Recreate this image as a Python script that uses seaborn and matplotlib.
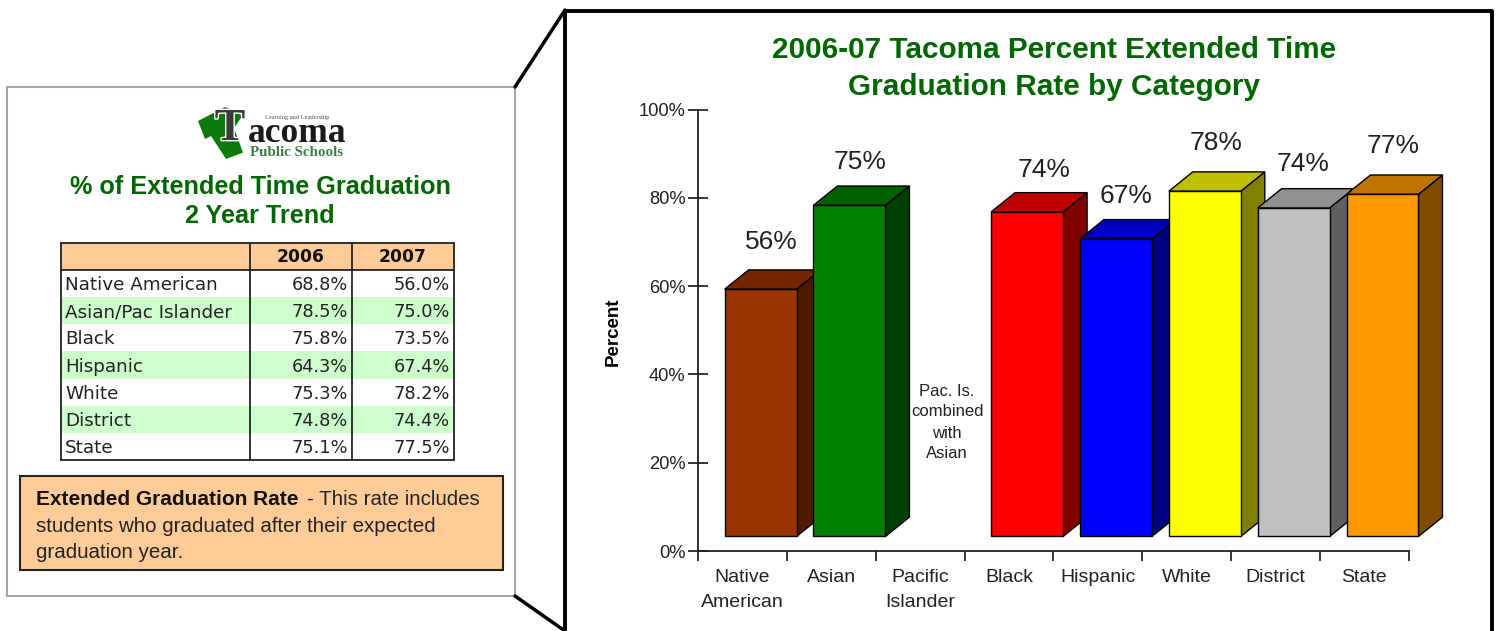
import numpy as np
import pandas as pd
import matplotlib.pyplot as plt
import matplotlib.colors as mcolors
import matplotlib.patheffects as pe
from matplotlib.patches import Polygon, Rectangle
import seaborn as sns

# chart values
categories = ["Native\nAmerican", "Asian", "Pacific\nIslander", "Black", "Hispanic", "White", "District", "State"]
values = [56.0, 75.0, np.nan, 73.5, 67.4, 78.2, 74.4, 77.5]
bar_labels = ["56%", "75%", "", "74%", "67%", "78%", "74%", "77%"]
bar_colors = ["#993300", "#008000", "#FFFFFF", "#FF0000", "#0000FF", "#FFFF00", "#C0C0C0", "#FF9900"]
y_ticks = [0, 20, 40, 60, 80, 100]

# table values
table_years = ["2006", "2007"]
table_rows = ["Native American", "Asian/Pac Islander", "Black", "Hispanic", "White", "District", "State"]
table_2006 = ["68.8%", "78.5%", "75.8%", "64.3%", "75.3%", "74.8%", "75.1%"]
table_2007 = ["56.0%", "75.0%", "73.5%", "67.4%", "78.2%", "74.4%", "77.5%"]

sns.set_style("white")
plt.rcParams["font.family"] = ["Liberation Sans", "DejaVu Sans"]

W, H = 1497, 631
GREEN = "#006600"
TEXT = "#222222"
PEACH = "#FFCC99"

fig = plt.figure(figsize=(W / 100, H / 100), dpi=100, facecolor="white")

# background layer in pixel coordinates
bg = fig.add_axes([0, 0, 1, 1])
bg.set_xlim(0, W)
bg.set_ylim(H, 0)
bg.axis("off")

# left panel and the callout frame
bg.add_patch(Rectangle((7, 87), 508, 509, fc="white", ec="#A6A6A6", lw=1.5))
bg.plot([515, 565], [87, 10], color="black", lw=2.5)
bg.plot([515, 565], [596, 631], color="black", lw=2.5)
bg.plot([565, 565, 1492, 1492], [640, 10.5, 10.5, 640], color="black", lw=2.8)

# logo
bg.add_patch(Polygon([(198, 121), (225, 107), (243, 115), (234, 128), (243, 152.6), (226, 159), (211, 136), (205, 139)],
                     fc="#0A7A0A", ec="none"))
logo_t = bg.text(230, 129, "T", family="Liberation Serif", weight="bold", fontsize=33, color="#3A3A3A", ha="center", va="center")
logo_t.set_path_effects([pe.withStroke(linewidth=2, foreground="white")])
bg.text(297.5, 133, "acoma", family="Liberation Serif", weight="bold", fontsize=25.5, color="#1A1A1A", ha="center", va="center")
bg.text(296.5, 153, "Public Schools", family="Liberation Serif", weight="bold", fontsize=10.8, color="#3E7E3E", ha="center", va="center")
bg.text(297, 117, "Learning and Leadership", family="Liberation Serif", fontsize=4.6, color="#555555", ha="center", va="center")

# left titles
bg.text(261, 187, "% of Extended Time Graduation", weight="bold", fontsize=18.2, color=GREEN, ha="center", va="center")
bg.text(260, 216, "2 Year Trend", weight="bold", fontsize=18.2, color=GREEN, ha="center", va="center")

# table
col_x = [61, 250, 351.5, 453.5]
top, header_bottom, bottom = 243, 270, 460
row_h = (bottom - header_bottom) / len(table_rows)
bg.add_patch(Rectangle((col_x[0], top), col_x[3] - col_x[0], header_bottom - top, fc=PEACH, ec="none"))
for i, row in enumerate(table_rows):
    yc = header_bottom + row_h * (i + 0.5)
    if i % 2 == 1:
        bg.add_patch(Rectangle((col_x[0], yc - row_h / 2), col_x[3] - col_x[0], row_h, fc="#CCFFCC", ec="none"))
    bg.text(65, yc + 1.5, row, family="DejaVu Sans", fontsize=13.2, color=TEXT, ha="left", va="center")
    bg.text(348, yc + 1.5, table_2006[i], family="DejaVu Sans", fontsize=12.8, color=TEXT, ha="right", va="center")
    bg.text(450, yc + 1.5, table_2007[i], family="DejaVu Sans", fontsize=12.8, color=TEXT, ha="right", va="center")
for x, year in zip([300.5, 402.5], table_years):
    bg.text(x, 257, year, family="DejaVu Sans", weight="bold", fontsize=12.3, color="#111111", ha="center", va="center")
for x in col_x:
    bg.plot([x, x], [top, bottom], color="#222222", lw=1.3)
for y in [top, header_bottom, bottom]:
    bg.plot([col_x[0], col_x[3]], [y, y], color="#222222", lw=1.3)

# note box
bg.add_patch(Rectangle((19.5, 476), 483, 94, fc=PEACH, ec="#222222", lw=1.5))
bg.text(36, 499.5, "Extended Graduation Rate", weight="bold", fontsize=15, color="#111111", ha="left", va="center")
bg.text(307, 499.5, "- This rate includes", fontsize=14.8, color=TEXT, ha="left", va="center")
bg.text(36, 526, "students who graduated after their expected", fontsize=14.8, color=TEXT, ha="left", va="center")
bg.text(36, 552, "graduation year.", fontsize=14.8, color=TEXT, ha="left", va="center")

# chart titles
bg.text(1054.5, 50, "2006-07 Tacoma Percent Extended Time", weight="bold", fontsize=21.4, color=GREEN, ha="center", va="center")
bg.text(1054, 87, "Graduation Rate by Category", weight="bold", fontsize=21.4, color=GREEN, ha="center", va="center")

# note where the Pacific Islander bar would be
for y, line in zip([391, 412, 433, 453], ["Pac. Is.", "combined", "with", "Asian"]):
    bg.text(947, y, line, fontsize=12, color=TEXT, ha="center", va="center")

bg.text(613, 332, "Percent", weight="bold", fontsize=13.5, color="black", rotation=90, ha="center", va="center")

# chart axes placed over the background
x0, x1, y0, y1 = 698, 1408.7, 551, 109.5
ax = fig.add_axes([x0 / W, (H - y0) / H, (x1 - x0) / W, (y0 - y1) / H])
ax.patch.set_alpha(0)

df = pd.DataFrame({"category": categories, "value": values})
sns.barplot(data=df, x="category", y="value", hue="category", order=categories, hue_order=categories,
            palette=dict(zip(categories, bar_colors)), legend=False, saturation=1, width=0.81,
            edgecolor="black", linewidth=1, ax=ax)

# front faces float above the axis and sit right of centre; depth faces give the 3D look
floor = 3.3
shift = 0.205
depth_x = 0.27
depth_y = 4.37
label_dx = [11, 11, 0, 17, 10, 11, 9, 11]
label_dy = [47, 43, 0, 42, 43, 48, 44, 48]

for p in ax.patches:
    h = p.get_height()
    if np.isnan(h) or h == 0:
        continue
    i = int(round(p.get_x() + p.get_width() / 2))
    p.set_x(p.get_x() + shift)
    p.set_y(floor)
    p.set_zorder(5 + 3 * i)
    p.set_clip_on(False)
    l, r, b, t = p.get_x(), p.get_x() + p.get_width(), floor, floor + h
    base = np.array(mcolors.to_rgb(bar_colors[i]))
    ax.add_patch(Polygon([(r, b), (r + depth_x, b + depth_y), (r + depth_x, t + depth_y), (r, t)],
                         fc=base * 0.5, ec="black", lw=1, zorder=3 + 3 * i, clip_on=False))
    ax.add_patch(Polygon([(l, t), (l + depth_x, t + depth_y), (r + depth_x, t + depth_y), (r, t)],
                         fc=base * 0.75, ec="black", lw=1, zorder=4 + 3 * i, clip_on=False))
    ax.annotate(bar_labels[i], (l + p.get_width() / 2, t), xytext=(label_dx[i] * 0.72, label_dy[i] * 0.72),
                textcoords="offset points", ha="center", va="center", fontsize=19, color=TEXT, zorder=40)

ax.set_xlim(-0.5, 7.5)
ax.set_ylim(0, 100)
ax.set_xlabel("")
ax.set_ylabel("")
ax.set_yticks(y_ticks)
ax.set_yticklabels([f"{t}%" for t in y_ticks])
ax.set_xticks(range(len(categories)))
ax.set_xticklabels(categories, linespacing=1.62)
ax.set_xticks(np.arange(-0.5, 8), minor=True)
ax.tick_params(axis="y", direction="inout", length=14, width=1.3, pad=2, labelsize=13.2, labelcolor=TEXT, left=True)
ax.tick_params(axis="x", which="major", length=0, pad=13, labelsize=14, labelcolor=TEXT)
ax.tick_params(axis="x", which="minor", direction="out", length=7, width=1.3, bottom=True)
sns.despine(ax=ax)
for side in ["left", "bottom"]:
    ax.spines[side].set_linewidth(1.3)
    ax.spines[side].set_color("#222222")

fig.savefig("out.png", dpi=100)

◆ ◆ ◆

__Instruction__.
Repeat exactly and only the lines from the start of the data above through the line that holds "import seaborn as sns", inclusive. Pictures do not belong in the copy.

__Exercise output__.
Recreate this image as a Python script that uses seaborn and matplotlib.
import numpy as np
import pandas as pd
import matplotlib.pyplot as plt
import matplotlib.colors as mcolors
import matplotlib.patheffects as pe
from matplotlib.patches import Polygon, Rectangle
import seaborn as sns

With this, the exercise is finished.